5年熟成させた百光に葛飾北斎の「富嶽三十六景 神奈川沖浪裏」に着想を得て制作されたロメロ・ブリット氏のアートワークをラベルやボックスに用い、全世界100セット限定1本110万円で販売。額装されたラベル、ロメロ・ブリット氏直筆サイン入りギャランティーカードが同梱され、購入者特典として2026年夏にはSAKE HUNDREDブランドの日本酒をペアリングする特別なディナーへの無料招待がついてくる。

「SAKE HUNDREDのラベルは真っ白でこれは完成されたデザインではあるんですが、ただ同時にキャンバスにもなると考えていました。白い菱形のラベルに何かよいクリエイティビティを発揮してくれる方とのコラボレーションを常々考えていました。そうしたところ、ロメロ・ブリットさんがパーティーで参加者から百光をプレゼントされたそうで、『これまでにない日本酒だ』ととても気に入ってくださったんです。それでロメロさんにコンタクトをとって、コラボにつながりました」

合わせている百光は5年熟成したもので、百光として初めてのヴィンテージ物。氷温と低温の2つの温度帯で熟成させたことによって、透明感を保ちながらも、熟成によってしか生まれない奥深く複雑な味わいを併せ持っているという。

「ヴィンテージはワインやウイスキーの専売特許ではない。
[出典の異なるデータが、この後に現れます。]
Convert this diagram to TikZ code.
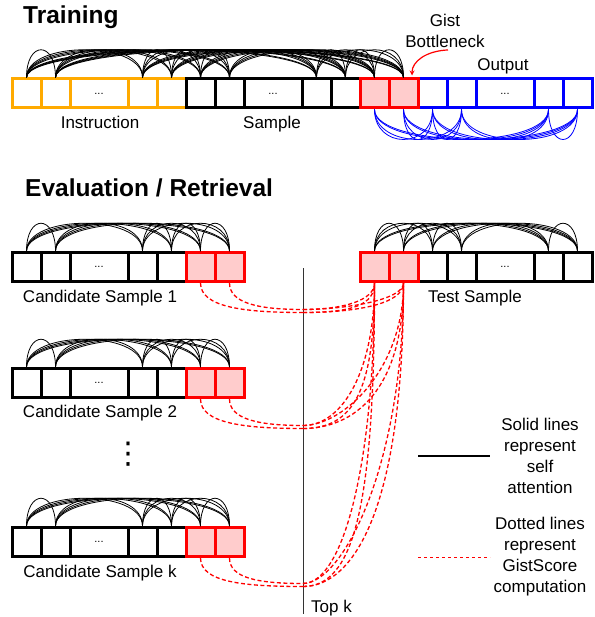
\documentclass[tikz,border=0pt]{standalone}
\usepackage{fontspec}
\setmainfont{Liberation Sans}
\newfontfamily\symfont{DejaVu Sans}
\usetikzlibrary{arrows, positioning}
\definecolor{instrorange}{HTML}{FFAA00}
\definecolor{gistpink}{HTML}{FFCCCC}
\tikzstyle{cell} = [rectangle, draw, line width=3pt, minimum width=29pt, minimum height=29pt, inner sep=0pt]
\tikzstyle{dotcell} = [cell, minimum width=58pt, font=\fontsize{11}{13}\selectfont]
\tikzstyle{gist} = [cell, draw=red, fill=gistpink]
\tikzstyle{attn} = [line width=0.8pt]
\tikzstyle{score} = [red, line width=1.3pt, dash pattern=on 4pt off 2.5pt]
\tikzstyle{label} = [inner sep=0pt, font=\fontsize{17}{21}\selectfont]
\tikzstyle{title} = [inner sep=0pt, anchor=base west, font=\fontsize{24.5}{28}\selectfont\bfseries]

% a row of five tokens: name prefix, left x, centre y, colour
\newcommand{\tokrow}[4]{%
  \node[cell, draw=#4]    (#1a) at (#2+14.5,#3) {};
  \node[cell, draw=#4]    (#1b) at (#2+43.5,#3) {};
  \node[dotcell, draw=#4] (#1c) at (#2+87,#3)   {...};
  \node[cell, draw=#4]    (#1d) at (#2+130.5,#3) {};
  \node[cell, draw=#4]    (#1e) at (#2+159.5,#3) {};
}
% two gist tokens: name prefix, left x, centre y
\newcommand{\gistpair}[3]{%
  \node[gist] (#1g1) at (#2+14.5,#3) {};
  \node[gist] (#1g2) at (#2+43.5,#3) {};
}
% self attention arcs between every pair of tokens
\newcommand{\arcsabove}[1]{%
  \foreach \p [count=\i] in {#1} {
    \foreach \q [count=\j] in {#1} {
      \ifnum\j>\i \draw[attn] (\p.north) .. controls +(0,-37) and +(0,-37) .. (\q.north); \fi
    }
  }
}
\newcommand{\arcsbelow}[1]{%
  \foreach \p [count=\i] in {#1} {
    \foreach \q [count=\j] in {#1} {
      \ifnum\j>\i \ifnum\j>2 \draw[attn, blue] (\p.south) .. controls +(0,40) and +(0,40) .. (\q.south); \fi\fi
    }
  }
}

\begin{document}
\begin{tikzpicture}[x=1pt, y=-1pt]
  \useasboundingbox (0,0) rectangle (594,617);

  % training
  \node[title] (trainttl) at (23,24) {Training};
  \tokrow{ins}{12}{93.5}{instrorange}
  \tokrow{smp}{186}{93.5}{black}
  \tokrow{out}{418}{93.5}{blue}
  \gistpair{trn}{360}{93.5}
  \arcsabove{insa,insb,insd,inse,smpa,smpb,smpd,smpe,trng1,trng2}
  \arcsbelow{trng1,trng2,outa,outb,outd,oute}

  \node[label, anchor=base] (instlbl) at (100,129) {Instruction};
  \node[label, anchor=base] (smplbl)  at (272,129) {Sample};
  \node[label, anchor=base] (outlbl)  at (503,71)  {Output};
  \node[label, align=center] (gistlbl) at (445,31) {Gist\\Bottleneck};
  \draw[->, >=stealth, red, line width=1.2pt] ([xshift=3pt,yshift=-2pt]gistlbl.south)
    .. controls +(-22,1) and +(0,-14) .. ([xshift=8.5pt,yshift=2pt]trng2.north);

  % evaluation / retrieval
  \node[title] (evalttl) at (25,197) {Evaluation / Retrieval};

  \tokrow{cnda}{12}{267}{black}
  \gistpair{cnda}{186}{267}
  \tokrow{cndb}{12}{383}{black}
  \gistpair{cndb}{186}{383}
  \tokrow{cndk}{12}{542}{black}
  \gistpair{cndk}{186}{542}
  \tokrow{tst}{418}{267}{black}
  \gistpair{tst}{360}{267}

  \arcsabove{cndaa,cndab,cndad,cndae,cndag1,cndag2}
  \arcsabove{cndba,cndbb,cndbd,cndbe,cndbg1,cndbg2}
  \arcsabove{cndka,cndkb,cndkd,cndke,cndkg1,cndkg2}
  \arcsabove{tstg1,tstg2,tsta,tstb,tstd,tste}

  \node[label, anchor=base] (cndalbl) at (100,302) {Candidate Sample 1};
  \node[label, anchor=base] (cndblbl) at (100,417) {Candidate Sample 2};
  \node[label, anchor=base] (cndklbl) at (100,577) {Candidate Sample k};
  \node[label, anchor=base] (tstlbl)  at (475,302) {Test Sample};
  \node (more) at (128,454) {\symfont\fontsize{30}{30}\selectfont ⋮};

  % top k line
  \coordinate (ktop) at (303,268);
  \coordinate (kbot) at (303,614);
  \draw[line width=1pt, black!80] (ktop) -- (kbot);
  \node[label, anchor=base west] (topk) at (311,612) {Top k};

  % gistscore between candidate and test gist tokens
  \foreach \cnd/\y in {cnda/311, cndb/427, cndk/585} {
    \coordinate (\cnd m1) at (303,\y+1.5);
    \coordinate (\cnd m2) at (303,\y-1.5);
    \draw[score] (\cnd g1.south) .. controls +(0,24) and +(-60,0) .. (\cnd m1);
    \draw[score] (\cnd g2.south) .. controls +(0,20) and +(-45,0) .. (\cnd m2);
    \foreach \t in {1,2} {
      \draw[score] (\cnd m1) .. controls +(50,0) and +(0,{0.75*(\y-282)}) .. (tstg\t.south);
      \draw[score] (\cnd m2) .. controls +(40,0) and +(0,{0.6*(\y-282)}) .. (tstg\t.south);
    }
  }

  % legend
  \coordinate (solida) at (418,456);
  \coordinate (solidb) at (490,456);
  \draw[line width=1.2pt] (solida) -- (solidb);
  \node[label, align=center] (solidtxt) at (540,456) {Solid lines\\represent\\self\\attention};
  \coordinate (dasha) at (418,557);
  \coordinate (dashb) at (490,557);
  \draw[red, line width=1pt, dash pattern=on 3pt off 3pt] (dasha) -- (dashb);
  \node[label, align=center] (dashtxt) at (540,557) {Dotted lines\\represent\\GistScore\\computation};
\end{tikzpicture}
\end{document}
日本酒でも熟成させて価値を高めるという部分に挑戦していきたい」としつつも、「ワインと日本酒は性質の異なるものなので、ワインの背中を追うのではなく、日本酒ならではの可能性を広げたい」と話す生駒さん【撮影=三佐和隆士】

「ワインと異なり、基本的に日本酒は新酒と呼ばれるできたてがおいしいんですね。そこはワインとは決定的に違います。ただし、一部の商品は適切な品質のものを適切な環境で適切な年数熟成させればよいものができあがるというのがわかっています。2020年醸造の百光はそれで、熟成することでよりよい味わいになるという可能性を感じて、寝かせていました。ブランドオーナーとして僕が試飲して商品として世に出していいか確認するんですが、この時が一番憂鬱なタイミングなんです。なぜならおいしくないと思ったら売っちゃいけないからですね。お客様に対して責任を持つというのが僕の一番の仕事。これまでお蔵入りになった商品もあります。しかし、5年熟成の百光は本当においしくって。透明感と複雑性が非常にマッチしていて、自信を持ってお届けできる仕上がりになっています」

スタートアップ企業がラグジュアリーブランドを目指すというのは並大抵のことではない。それでもラグジュアリーという言葉を掲げるのはなぜだろうか?

「ブランドがラグジュアリーかどうかは顧客が決めることです。自分たちのやるべきことを積み上げ、その振る舞いが徹底されていればどこかでそう認識してもらえるようになると言えます。そして、名乗らなければ目指せないですよね。日本酒産業にラグジュアリーは必要なことだと思っていて、産業全体に変化をもたらしたいんです。僕らだけがうまくいけばいいというわけではなくて、僕らがやったことで産業が前向きに変わっていくということを目指しています。僕らがひっそりと高級日本酒ブランドをやるのではない、『ラグジュアリーなんだ』と言い続けることで、以前はラグジュアリーという言葉がまったく業界になかったところから、今たくさんの日本酒ブランドがラグジュアリーだと名乗っています。それでいいんです。ラグジュアリーになるというのは難しいことだし、状況を満たせばなれるものではないですが、高級性と精神性を高く持ち続けることによっていつかそうなれるかもしれない。そして声高に叫んでいかないと業界は変わらないと思っているので、そこを含めてラグジュアリーと名乗っています」

「おいしいのは当たり前。SAKE HUNDREDと関わることによって心が満たされる、人生を彩られる。そういった価値をお客様に届けたい」と熱く語る生駒さん。日本酒業界にイノベーションを起こし、ラグジュアリーブランドを目指す歩みは止まることがない。